After outperforming a four-year rookie contract that paid him an average of just over $900,000 a season, Forte is seeking significant raises in a long-term deal. How significant has yet to be disclosed, but the former second-round pick is more than deserving considering he ranks seventh in rushing yards (4,233) over the past four seasons, third in receiving yards (1,985) and fifth in yards from scrimmage (6,218) by a running back.
At the Scouting Combine last month in Indianapolis, coach Lovie Smith was asked whether running backs are being devalued in a league that's increasingly shifting toward the passing game (four of the top six marks for single-season passing yards were set in 2011). He looked the reporter in the eyes, smiled slightly and said: "Not in Chicago. The running back position will always have value for you. With the elements and all the things we want to get done, just our basic philosophy, there will always be a premium placed on the running back."
Clearly new general manager Phil Emery and Forte's representative have different definitions of what "premium" means. On the high end, premium could mean the potential $100 million deal that Vikings running back Adrian Peterson signed last year; it calls for him to earn $40 million in the first three seasons and includes $36 million in guarantees. On the low end it could mean the four-year potential $31 million pact ($18 million guaranteed) that Seahawks back Marshawn Lynch signed earlier this month.

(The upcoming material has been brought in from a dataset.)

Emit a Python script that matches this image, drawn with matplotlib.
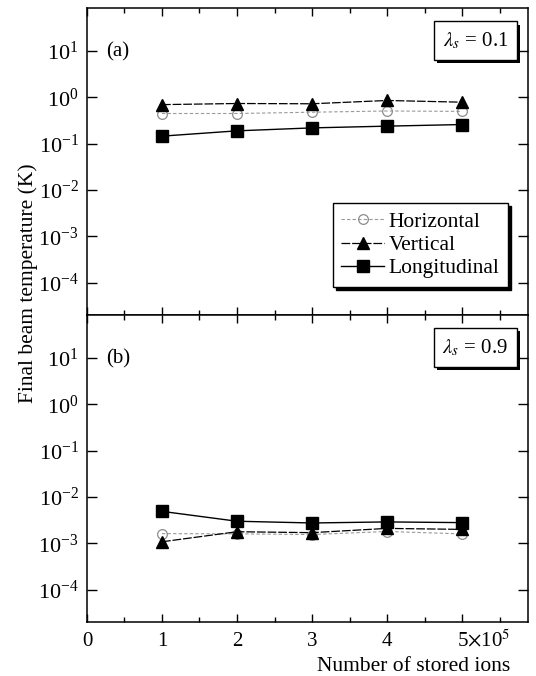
import numpy as np
import matplotlib
matplotlib.use('Agg')
import matplotlib.pyplot as plt
import matplotlib.patheffects as pe
from matplotlib.ticker import LogFormatterMathtext, MultipleLocator, NullLocator

plt.rcParams['font.family'] = ['Liberation Serif', 'DejaVu Serif']
plt.rcParams['mathtext.fontset'] = 'stix'

# number of stored ions (units of 1e5)
n_ions = [1, 2, 3, 4, 5]

# (a) lambda_s = 0.1
horiz_a = [0.45, 0.45, 0.48, 0.51, 0.50]
vert_a = [0.70, 0.74, 0.73, 0.86, 0.79]
long_a = [0.146, 0.19, 0.22, 0.24, 0.26]

# (b) lambda_s = 0.9
horiz_b = [0.00162, 0.0016, 0.00155, 0.0018, 0.0016]
vert_b = [0.00108, 0.00178, 0.0017, 0.0021, 0.0020]
long_b = [0.0049, 0.0030, 0.00275, 0.0029, 0.0028]

y_ticks = [1e-4, 1e-3, 1e-2, 1e-1, 1, 10]
x_ticks = [0, 1, 2, 3, 4, 5]
x_ticklabels = ['0', '1', '2', '3', '4', r'5$\times$10$^5$']

panels = [('(a)', 0.1, horiz_a, vert_a, long_a),
          ('(b)', 0.9, horiz_b, vert_b, long_b)]

fig = plt.figure(figsize=(5.36, 6.76), dpi=100)
ax_a = fig.add_axes([0.1623, 0.534, 0.8228, 0.454])
ax_b = fig.add_axes([0.1623, 0.0799, 0.8228, 0.454], sharex=ax_a)

for ax, (tag, lam, h, v, l) in zip([ax_a, ax_b], panels):
    ax.plot(n_ions, h, color='0.6', ls=(0, (3, 2)), lw=0.8,
            marker='o', ms=7, mfc='none', mec='0.55', mew=0.9,
            label='Horizontal', zorder=2)
    ax.plot(n_ions, v, color='k', ls=(0, (7, 1.5)), lw=0.9,
            marker='^', ms=8, mfc='k', mec='k',
            label='Vertical', zorder=3)
    ax.plot(n_ions, l, color='k', ls='-', lw=1.0,
            marker='s', ms=8.5, mfc='k', mec='k',
            label='Longitudinal', zorder=4)

    ax.set_yscale('log')
    ax.set_ylim(2e-5, 85)
    ax.set_xlim(0, 5.88)
    ax.set_yticks(y_ticks)
    ax.yaxis.set_major_formatter(LogFormatterMathtext())
    ax.yaxis.set_minor_locator(NullLocator())
    ax.xaxis.set_major_locator(MultipleLocator(1))
    ax.xaxis.set_minor_locator(MultipleLocator(0.5))

    ax.tick_params(which='both', direction='in', top=True, right=True, width=1.0)
    ax.tick_params(axis='y', which='major', length=7, pad=6, labelsize=16)
    ax.tick_params(axis='x', which='major', length=6, pad=7, labelsize=15)
    ax.tick_params(axis='x', which='minor', length=3.5)
    for s in ax.spines.values():
        s.set_linewidth(1.1)

    ax.text(0.07, 0.857, tag, transform=ax.transAxes, fontsize=15,
            ha='center', va='center')
    t = ax.text(0.955, 0.928, r'$\lambda_s$ = ' + str(lam),
                transform=ax.transAxes, fontsize=15, ha='right', va='top',
                bbox=dict(boxstyle='square,pad=0.42', fc='white', ec='k', lw=1.0))
    t.get_bbox_patch().set_path_effects([
        pe.SimplePatchShadow(offset=(2.2, -2.2), shadow_rgbFace='k', alpha=1.0),
        pe.Normal()])

leg = ax_a.legend(loc='lower right', bbox_to_anchor=(0.955, 0.091),
                  borderaxespad=0, fontsize=15.5, frameon=True, fancybox=False,
                  edgecolor='k', framealpha=1, handlelength=2.0,
                  handletextpad=0.2, labelspacing=0.15, borderpad=0.4,
                  shadow={'color': 'k', 'alpha': 1.0, 'ox': 2.2, 'oy': -2.2})
leg.get_frame().set_linewidth(1.0)

plt.setp(ax_a.get_xticklabels(), visible=False)
ax_b.set_xticks(x_ticks)
ax_b.set_xticklabels(x_ticklabels)
lbl5 = ax_b.get_xticklabels()[-1]
lbl5.set_horizontalalignment('left')
lbl5.set_transform(lbl5.get_transform() +
                   matplotlib.transforms.ScaledTranslation(-5 / 100, 2.5 / 100, fig.dpi_scale_trans))

ax_b.set_xlabel('Number of stored ions', fontsize=15.5, loc='right', labelpad=4.5)
ax_b.xaxis.label.set_x(0.96)
fig.text(0.052, 0.581, 'Final beam temperature (K)', rotation=90,
         fontsize=15.5, ha='center', va='center')

plt.savefig('out.png', dpi=100)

Emery could not be reached for comment, and Adisa Bakari, Forte's agent, declined to discuss particulars. Hence there is no way of knowing the width of the gap separating the sides. Still, negotiations should not be this complicated.
The Bears already have used the "franchise" tag on Forte, meaning he will earn $7.7 million on a one-year deal if the sides can't come to terms on a multiyear pact. If Chicago chooses to franchise him again next season, his one-year salary would increase to $9.2 million, which would give him just under $17 million for two years. That should be the starting point for guaranteed money in a long-term deal.
Forte, normally soften spoken and non-controversial, spoke out on Twitter after learning of the signing. He wrote: "There's only so many times a man that has done everything he's been asked to do can be disrespected! Guess GOOD GUYS do finish last."
He added: "For the record, I'm not mad at the signing of another running back. But ... not taking care of [your] own and undervaluing a player under his market value is another story! Just keeping it real ... hate it or love it."
Here's the reality: The Bears have the leverage and know it. There's virtually no chance Forte will sit out the season and pass up a one-year salary that's almost double what he made in his first four seasons combined. Still, they have to be careful about developing a reputation for not taking care of their own players, especially when those players are leaders who've outperformed their contracts.
Homegrown linebacker Lance Briggs, one of the best in the game at his position, complained about his contract. And now Forte is becoming more outspoken about his situation, at a time when the Bears have willingly opened their wallet over the last couple of years for players who started their careers elsewhere. See, Julius Peppers, Jay Cutler and Brandon Marshall to name a few.
The truth is that the sides need each other. Forte wants to remain in Chicago, and the Bears won't be nearly as imposing without him. Bush is a solid back, but he has never had to carry the load. When he did assume starting duties for the Raiders over the second half of last season, after Darren McFadden was lost for the year with a foot injury, he averaged fewer than 3.6 yards per carry in six of the final seven games, had just one carry longer than 15 yards and totaled three rushing scores.
It's time for the Bears to stop telling Forte how valuable he is and show him instead. Actions speak much louder than words.